**Recorded information**

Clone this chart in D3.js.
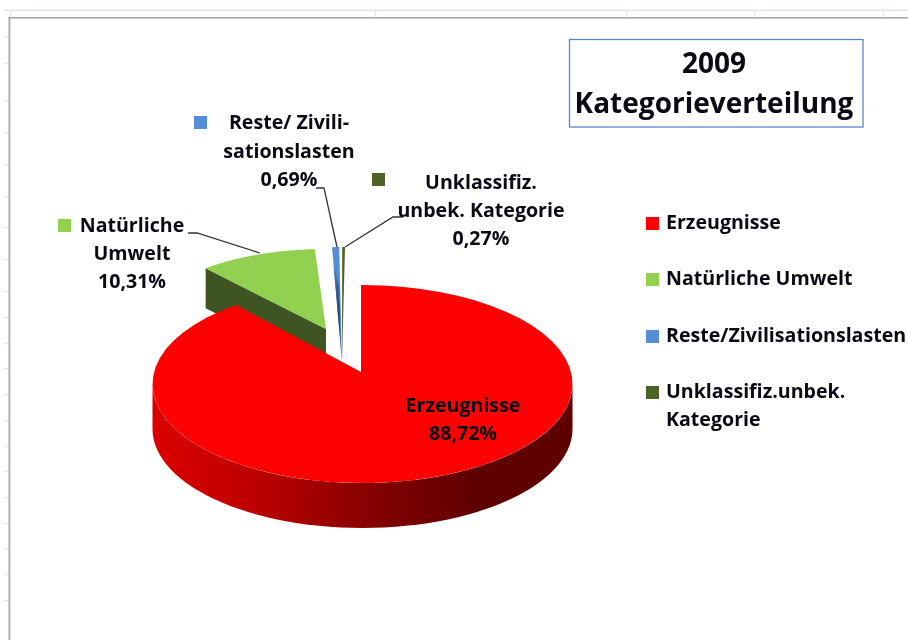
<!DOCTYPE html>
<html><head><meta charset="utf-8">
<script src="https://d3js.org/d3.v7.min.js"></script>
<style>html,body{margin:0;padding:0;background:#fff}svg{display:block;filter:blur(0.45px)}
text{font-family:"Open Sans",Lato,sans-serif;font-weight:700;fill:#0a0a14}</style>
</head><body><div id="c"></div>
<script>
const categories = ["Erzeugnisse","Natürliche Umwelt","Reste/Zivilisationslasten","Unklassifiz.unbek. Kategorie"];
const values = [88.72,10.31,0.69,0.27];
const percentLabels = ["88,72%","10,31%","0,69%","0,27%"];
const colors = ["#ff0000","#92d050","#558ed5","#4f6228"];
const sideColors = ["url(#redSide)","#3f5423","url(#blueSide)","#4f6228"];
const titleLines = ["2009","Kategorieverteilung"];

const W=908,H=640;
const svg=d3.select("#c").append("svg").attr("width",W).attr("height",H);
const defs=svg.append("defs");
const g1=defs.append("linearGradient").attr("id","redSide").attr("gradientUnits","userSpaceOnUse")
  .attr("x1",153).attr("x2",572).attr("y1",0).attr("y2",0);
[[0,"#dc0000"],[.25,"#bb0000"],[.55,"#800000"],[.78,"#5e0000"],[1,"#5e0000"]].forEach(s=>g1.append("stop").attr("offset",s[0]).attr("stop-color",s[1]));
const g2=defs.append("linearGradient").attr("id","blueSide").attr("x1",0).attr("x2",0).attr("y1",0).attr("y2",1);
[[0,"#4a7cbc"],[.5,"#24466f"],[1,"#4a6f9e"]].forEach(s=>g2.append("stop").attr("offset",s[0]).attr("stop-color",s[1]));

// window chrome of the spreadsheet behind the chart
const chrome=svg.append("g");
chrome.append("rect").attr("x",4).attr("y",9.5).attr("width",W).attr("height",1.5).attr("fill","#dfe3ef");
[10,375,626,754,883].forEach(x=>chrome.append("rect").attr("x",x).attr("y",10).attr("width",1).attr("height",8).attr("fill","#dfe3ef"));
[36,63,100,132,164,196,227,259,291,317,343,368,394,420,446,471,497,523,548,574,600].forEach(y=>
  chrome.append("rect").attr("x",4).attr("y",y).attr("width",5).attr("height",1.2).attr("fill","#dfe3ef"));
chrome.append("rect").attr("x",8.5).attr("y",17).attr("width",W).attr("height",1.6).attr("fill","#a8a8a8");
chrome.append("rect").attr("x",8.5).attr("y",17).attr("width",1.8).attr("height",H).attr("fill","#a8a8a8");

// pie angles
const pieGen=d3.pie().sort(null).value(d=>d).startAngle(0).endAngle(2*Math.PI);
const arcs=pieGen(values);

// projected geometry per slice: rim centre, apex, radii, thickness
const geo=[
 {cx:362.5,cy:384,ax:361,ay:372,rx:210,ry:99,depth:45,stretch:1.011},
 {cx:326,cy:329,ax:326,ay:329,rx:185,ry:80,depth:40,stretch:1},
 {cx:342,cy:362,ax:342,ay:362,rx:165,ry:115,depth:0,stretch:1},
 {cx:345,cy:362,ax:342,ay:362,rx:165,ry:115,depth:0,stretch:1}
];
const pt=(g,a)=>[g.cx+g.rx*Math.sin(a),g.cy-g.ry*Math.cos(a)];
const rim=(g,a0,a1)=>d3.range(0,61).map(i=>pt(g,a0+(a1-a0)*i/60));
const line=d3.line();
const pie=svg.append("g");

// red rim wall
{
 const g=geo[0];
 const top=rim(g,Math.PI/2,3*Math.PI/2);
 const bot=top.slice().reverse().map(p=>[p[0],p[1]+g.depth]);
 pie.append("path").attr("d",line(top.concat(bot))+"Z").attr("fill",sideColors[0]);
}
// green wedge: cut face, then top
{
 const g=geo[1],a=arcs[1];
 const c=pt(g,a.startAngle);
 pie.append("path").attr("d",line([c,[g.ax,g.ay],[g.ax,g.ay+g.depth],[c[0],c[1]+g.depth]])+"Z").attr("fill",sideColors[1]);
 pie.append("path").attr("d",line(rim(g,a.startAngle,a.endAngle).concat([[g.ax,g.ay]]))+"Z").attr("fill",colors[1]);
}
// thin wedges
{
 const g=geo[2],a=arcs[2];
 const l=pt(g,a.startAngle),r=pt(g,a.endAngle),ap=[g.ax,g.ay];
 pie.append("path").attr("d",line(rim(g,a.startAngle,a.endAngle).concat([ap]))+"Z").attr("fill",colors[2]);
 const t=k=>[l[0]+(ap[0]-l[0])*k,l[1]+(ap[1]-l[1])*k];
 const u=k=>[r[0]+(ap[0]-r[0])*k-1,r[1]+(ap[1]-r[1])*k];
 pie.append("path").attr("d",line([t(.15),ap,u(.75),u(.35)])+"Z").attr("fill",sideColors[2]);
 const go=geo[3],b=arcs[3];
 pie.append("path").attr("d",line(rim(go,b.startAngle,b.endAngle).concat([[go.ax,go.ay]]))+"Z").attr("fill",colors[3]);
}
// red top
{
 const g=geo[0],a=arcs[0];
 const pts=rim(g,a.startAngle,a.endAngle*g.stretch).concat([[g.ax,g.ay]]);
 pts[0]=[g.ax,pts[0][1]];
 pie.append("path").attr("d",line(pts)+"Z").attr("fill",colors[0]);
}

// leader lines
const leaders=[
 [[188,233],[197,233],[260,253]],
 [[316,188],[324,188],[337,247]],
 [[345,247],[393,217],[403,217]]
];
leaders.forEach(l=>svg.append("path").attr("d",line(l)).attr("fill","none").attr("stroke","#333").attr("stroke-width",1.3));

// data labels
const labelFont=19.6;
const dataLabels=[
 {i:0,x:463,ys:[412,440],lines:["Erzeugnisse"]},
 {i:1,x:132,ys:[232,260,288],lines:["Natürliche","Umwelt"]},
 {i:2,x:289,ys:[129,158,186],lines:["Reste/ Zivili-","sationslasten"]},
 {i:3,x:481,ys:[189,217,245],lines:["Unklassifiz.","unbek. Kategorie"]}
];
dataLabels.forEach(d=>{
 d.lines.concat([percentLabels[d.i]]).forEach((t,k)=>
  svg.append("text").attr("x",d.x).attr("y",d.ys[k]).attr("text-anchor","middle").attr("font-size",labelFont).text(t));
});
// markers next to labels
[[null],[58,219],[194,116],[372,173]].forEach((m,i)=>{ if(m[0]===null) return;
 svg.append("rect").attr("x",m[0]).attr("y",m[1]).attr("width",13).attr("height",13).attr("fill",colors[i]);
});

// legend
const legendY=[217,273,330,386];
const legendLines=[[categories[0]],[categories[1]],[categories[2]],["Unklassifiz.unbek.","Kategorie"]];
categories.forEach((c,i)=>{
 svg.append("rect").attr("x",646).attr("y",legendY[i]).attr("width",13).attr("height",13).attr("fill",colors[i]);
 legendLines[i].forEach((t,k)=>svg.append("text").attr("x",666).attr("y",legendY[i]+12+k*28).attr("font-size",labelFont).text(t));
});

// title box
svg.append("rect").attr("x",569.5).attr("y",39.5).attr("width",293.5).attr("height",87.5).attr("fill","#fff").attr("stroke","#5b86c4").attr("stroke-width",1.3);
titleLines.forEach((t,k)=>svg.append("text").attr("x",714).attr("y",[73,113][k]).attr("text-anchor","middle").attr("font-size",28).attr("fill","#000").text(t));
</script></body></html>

**Written instruction**
From start to finish, output the listing exactly, but omit its pictures.

**Exercise output**
Clone this chart in D3.js.
<!DOCTYPE html>
<html><head><meta charset="utf-8">
<script src="https://d3js.org/d3.v7.min.js"></script>
<style>html,body{margin:0;padding:0;background:#fff}svg{display:block;filter:blur(0.45px)}
text{font-family:"Open Sans",Lato,sans-serif;font-weight:700;fill:#0a0a14}</style>
</head><body><div id="c"></div>
<script>
const categories = ["Erzeugnisse","Natürliche Umwelt","Reste/Zivilisationslasten","Unklassifiz.unbek. Kategorie"];
const values = [88.72,10.31,0.69,0.27];
const percentLabels = ["88,72%","10,31%","0,69%","0,27%"];
const colors = ["#ff0000","#92d050","#558ed5","#4f6228"];
const sideColors = ["url(#redSide)","#3f5423","url(#blueSide)","#4f6228"];
const titleLines = ["2009","Kategorieverteilung"];

const W=908,H=640;
const svg=d3.select("#c").append("svg").attr("width",W).attr("height",H);
const defs=svg.append("defs");
const g1=defs.append("linearGradient").attr("id","redSide").attr("gradientUnits","userSpaceOnUse")
  .attr("x1",153).attr("x2",572).attr("y1",0).attr("y2",0);
[[0,"#dc0000"],[.25,"#bb0000"],[.55,"#800000"],[.78,"#5e0000"],[1,"#5e0000"]].forEach(s=>g1.append("stop").attr("offset",s[0]).attr("stop-color",s[1]));
const g2=defs.append("linearGradient").attr("id","blueSide").attr("x1",0).attr("x2",0).attr("y1",0).attr("y2",1);
[[0,"#4a7cbc"],[.5,"#24466f"],[1,"#4a6f9e"]].forEach(s=>g2.append("stop").attr("offset",s[0]).attr("stop-color",s[1]));

// window chrome of the spreadsheet behind the chart
const chrome=svg.append("g");
chrome.append("rect").attr("x",4).attr("y",9.5).attr("width",W).attr("height",1.5).attr("fill","#dfe3ef");
[10,375,626,754,883].forEach(x=>chrome.append("rect").attr("x",x).attr("y",10).attr("width",1).attr("height",8).attr("fill","#dfe3ef"));
[36,63,100,132,164,196,227,259,291,317,343,368,394,420,446,471,497,523,548,574,600].forEach(y=>
  chrome.append("rect").attr("x",4).attr("y",y).attr("width",5).attr("height",1.2).attr("fill","#dfe3ef"));
chrome.append("rect").attr("x",8.5).attr("y",17).attr("width",W).attr("height",1.6).attr("fill","#a8a8a8");
chrome.append("rect").attr("x",8.5).attr("y",17).attr("width",1.8).attr("height",H).attr("fill","#a8a8a8");

// pie angles
const pieGen=d3.pie().sort(null).value(d=>d).startAngle(0).endAngle(2*Math.PI);
const arcs=pieGen(values);

// projected geometry per slice: rim centre, apex, radii, thickness
const geo=[
 {cx:362.5,cy:384,ax:361,ay:372,rx:210,ry:99,depth:45,stretch:1.011},
 {cx:326,cy:329,ax:326,ay:329,rx:185,ry:80,depth:40,stretch:1},
 {cx:342,cy:362,ax:342,ay:362,rx:165,ry:115,depth:0,stretch:1},
 {cx:345,cy:362,ax:342,ay:362,rx:165,ry:115,depth:0,stretch:1}
];
const pt=(g,a)=>[g.cx+g.rx*Math.sin(a),g.cy-g.ry*Math.cos(a)];
const rim=(g,a0,a1)=>d3.range(0,61).map(i=>pt(g,a0+(a1-a0)*i/60));
const line=d3.line();
const pie=svg.append("g");

// red rim wall
{
 const g=geo[0];
 const top=rim(g,Math.PI/2,3*Math.PI/2);
 const bot=top.slice().reverse().map(p=>[p[0],p[1]+g.depth]);
 pie.append("path").attr("d",line(top.concat(bot))+"Z").attr("fill",sideColors[0]);
}
// green wedge: cut face, then top
{
 const g=geo[1],a=arcs[1];
 const c=pt(g,a.startAngle);
 pie.append("path").attr("d",line([c,[g.ax,g.ay],[g.ax,g.ay+g.depth],[c[0],c[1]+g.depth]])+"Z").attr("fill",sideColors[1]);
 pie.append("path").attr("d",line(rim(g,a.startAngle,a.endAngle).concat([[g.ax,g.ay]]))+"Z").attr("fill",colors[1]);
}
// thin wedges
{
 const g=geo[2],a=arcs[2];
 const l=pt(g,a.startAngle),r=pt(g,a.endAngle),ap=[g.ax,g.ay];
 pie.append("path").attr("d",line(rim(g,a.startAngle,a.endAngle).concat([ap]))+"Z").attr("fill",colors[2]);
 const t=k=>[l[0]+(ap[0]-l[0])*k,l[1]+(ap[1]-l[1])*k];
 const u=k=>[r[0]+(ap[0]-r[0])*k-1,r[1]+(ap[1]-r[1])*k];
 pie.append("path").attr("d",line([t(.15),ap,u(.75),u(.35)])+"Z").attr("fill",sideColors[2]);
 const go=geo[3],b=arcs[3];
 pie.append("path").attr("d",line(rim(go,b.startAngle,b.endAngle).concat([[go.ax,go.ay]]))+"Z").attr("fill",colors[3]);
}
// red top
{
 const g=geo[0],a=arcs[0];
 const pts=rim(g,a.startAngle,a.endAngle*g.stretch).concat([[g.ax,g.ay]]);
 pts[0]=[g.ax,pts[0][1]];
 pie.append("path").attr("d",line(pts)+"Z").attr("fill",colors[0]);
}

// leader lines
const leaders=[
 [[188,233],[197,233],[260,253]],
 [[316,188],[324,188],[337,247]],
 [[345,247],[393,217],[403,217]]
];
leaders.forEach(l=>svg.append("path").attr("d",line(l)).attr("fill","none").attr("stroke","#333").attr("stroke-width",1.3));

// data labels
const labelFont=19.6;
const dataLabels=[
 {i:0,x:463,ys:[412,440],lines:["Erzeugnisse"]},
 {i:1,x:132,ys:[232,260,288],lines:["Natürliche","Umwelt"]},
 {i:2,x:289,ys:[129,158,186],lines:["Reste/ Zivili-","sationslasten"]},
 {i:3,x:481,ys:[189,217,245],lines:["Unklassifiz.","unbek. Kategorie"]}
];
dataLabels.forEach(d=>{
 d.lines.concat([percentLabels[d.i]]).forEach((t,k)=>
  svg.append("text").attr("x",d.x).attr("y",d.ys[k]).attr("text-anchor","middle").attr("font-size",labelFont).text(t));
});
// markers next to labels
[[null],[58,219],[194,116],[372,173]].forEach((m,i)=>{ if(m[0]===null) return;
 svg.append("rect").attr("x",m[0]).attr("y",m[1]).attr("width",13).attr("height",13).attr("fill",colors[i]);
});

// legend
const legendY=[217,273,330,386];
const legendLines=[[categories[0]],[categories[1]],[categories[2]],["Unklassifiz.unbek.","Kategorie"]];
categories.forEach((c,i)=>{
 svg.append("rect").attr("x",646).attr("y",legendY[i]).attr("width",13).attr("height",13).attr("fill",colors[i]);
 legendLines[i].forEach((t,k)=>svg.append("text").attr("x",666).attr("y",legendY[i]+12+k*28).attr("font-size",labelFont).text(t));
});

// title box
svg.append("rect").attr("x",569.5).attr("y",39.5).attr("width",293.5).attr("height",87.5).attr("fill","#fff").attr("stroke","#5b86c4").attr("stroke-width",1.3);
titleLines.forEach((t,k)=>svg.append("text").attr("x",714).attr("y",[73,113][k]).attr("text-anchor","middle").attr("font-size",28).attr("fill","#000").text(t));
</script></body></html>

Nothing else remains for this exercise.